Presidential Pointers

To: Screed Readers
From: Copy Boy In-Chief
Date: 20 January, 2005
RE: Presidential Pointers

With George Bush sworn in for his second administration, ScreedMe looks to him as an example of how to re-order its own house in 2005.

In that vein, ScreedMe can now confirm it has not found story ideas stolen, copied, or otherwise lifted by The Onion.
In return for our promise  to introduce him to a variety of internet-based girls, chief stolen story inspector Charles Duelfer has agreed to deliver his final report on the search for stolen stories next month.

In his preliminary report last September. Duelfer concluded that The Onion had not stolen ScreedMe story ideas nor had it demonstrated the capability of doing so. We don’t expect his final report to fundamentally alter those earlier findings.

ScreedMe wants to continue to help readers struggle to emerge from The Onion’s monolith. We remind readers that it is hard work. That it will require continued sacrifice ... But that freedom is on the march.

The Onion hates our freedom. But by advancing liberty we are making satire safer for all readers around the world. And again let’s remember, our friends and allies had the same intelligence we had about what we now know The Onion did not do.

Still, ScreedMe has not been without extremism in defense of liberty. To address the point we took a page from mainstream media and appointed a special panel to investigate.

In return for our promise to never include them on the ScreedMe e-mail list, former U.S. Attorney General Dick Thornburgh and retired Associated Press President and CEO Louis Boccardi agreed to investigate.

Based on their findings, ScreedMe will fire four senior editors over their report about stolen story ideas The Onion did not in fact steal. (NB: Those editors are now free to find paying jobs)

Thornburgh and Boccardi concluded that those involved in reporting what The Onion had not stolen had rushed ScreedMe to print without properly examining documents from a disgruntled former Onion writer angry about the “Manhattan mafia” he said had come to dominate The Onion masthead.

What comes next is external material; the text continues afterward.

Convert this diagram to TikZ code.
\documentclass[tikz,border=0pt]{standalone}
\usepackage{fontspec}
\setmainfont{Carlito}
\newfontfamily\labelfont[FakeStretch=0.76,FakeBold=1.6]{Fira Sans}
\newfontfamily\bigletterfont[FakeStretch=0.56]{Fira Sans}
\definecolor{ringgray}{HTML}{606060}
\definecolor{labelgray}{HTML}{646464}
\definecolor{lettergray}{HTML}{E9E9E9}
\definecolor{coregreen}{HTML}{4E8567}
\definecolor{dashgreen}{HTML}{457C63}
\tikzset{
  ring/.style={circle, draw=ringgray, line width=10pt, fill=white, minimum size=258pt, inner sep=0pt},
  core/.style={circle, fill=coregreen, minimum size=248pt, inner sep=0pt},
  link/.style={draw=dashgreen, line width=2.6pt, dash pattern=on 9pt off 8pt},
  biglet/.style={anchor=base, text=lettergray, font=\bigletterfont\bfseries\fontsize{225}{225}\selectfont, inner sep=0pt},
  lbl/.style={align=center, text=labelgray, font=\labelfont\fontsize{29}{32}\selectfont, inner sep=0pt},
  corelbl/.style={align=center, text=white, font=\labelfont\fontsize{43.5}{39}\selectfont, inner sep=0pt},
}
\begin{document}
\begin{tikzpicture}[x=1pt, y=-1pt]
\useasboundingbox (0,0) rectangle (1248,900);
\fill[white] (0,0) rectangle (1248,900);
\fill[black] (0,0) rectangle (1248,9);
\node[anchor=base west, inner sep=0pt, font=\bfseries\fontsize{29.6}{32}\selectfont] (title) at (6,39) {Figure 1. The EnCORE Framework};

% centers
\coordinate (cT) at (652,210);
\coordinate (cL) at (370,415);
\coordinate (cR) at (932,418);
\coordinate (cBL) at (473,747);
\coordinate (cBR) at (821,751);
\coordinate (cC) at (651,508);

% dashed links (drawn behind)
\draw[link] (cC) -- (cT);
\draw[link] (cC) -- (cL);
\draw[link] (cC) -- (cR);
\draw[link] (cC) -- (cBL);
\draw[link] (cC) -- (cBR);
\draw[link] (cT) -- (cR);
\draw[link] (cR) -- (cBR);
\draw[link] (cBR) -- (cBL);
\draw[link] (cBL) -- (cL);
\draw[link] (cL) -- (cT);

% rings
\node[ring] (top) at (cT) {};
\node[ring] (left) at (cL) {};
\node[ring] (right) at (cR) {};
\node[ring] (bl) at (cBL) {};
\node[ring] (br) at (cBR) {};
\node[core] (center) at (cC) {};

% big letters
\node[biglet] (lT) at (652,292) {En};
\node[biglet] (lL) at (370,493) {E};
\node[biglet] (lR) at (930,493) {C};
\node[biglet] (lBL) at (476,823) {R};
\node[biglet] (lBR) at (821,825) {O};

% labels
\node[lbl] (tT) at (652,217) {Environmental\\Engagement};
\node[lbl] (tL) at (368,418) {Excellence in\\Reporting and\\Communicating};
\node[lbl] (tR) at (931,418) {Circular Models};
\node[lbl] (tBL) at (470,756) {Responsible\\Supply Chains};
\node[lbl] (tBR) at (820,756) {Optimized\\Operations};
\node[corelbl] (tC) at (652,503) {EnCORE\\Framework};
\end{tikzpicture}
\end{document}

Thornburgh and Boccardi called the ScreedMe rush the result of "myopic zeal," but stressed that zeal was not the result of political bias. Further, they agreed I should stay on as Copy Boy In-Chief, pointing out that because I was stretched so thin by other high-priority assignments I served as little more than cutter and paster of accusations against The Onion.

Among those high-priority assignments I am now pleased to announce, the 2005 “Bloggies” accepting ScreedMe’s award as a Internet beacon of liberty and the credibility liberty brings.